As Ali Shahalom and Aatif Nawaz scan the faces on the walls of the boardroom we’re in, their faces light up. “The BBC have put us in the brown room!” laughs Shahalom, gazing up at the cast of Goodness Gracious Me. It feels fateful that this is where we meet in Broadcasting House, given the impact the pioneering British-Asian sketch show had on these two comics. (“That was the first time I ever saw brown people on TV,” says Shahalom. “That did something to me.”) These days he and Nawaz are the trailblazers; they are about to launch Muzlamic – the first British-Muslim sketch show ever broadcast on the BBC.

From airport interrogations to a childrens’ author forced to answer extraneous questions while plugging a book called The Diary of a Friendly Squirrel (“Don’t you think it was insensitive to release it so soon after the anniversary of September 11?!”), the Muzlamic pilot is made up of bite-sized chunks that never outstay their welcome. In one sketch, which they refer to as “the whitest brown guy”, two feuding colleagues stalk one another around an office in Stevenage, playing top trumps with facts like “I’m so white I have a loyalty card at Greggs” and “I think a C is a really good grade.”

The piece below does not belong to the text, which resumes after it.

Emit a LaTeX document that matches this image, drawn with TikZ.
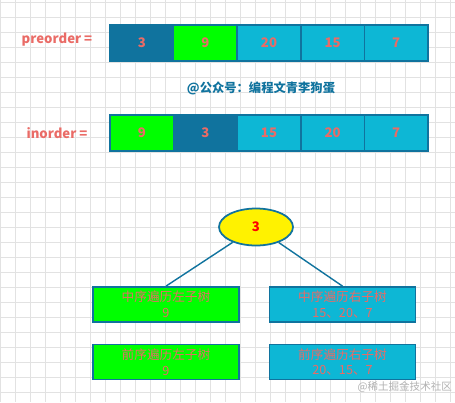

Shahalom and Nawaz often offer up a jester v straight man dynamic, with Shahalom playing loveable buffoons like Bethnal Green-based barber Mabz, while Nawaz is the dissatisfied customer who ends up with a hot towel shoved on his face (“the shaving foam went up my nose and I sneezed for 34 minutes straight,” he recalls of filming the sketch). But while far less polarised in person, their comedy backgrounds couldn’t be more different. British-Pakistani comic Nawaz, 34, took the tried-and-tested route of open mics and Edinburgh stints, followed by a glut of unsuccessful attempts to get scripts into production.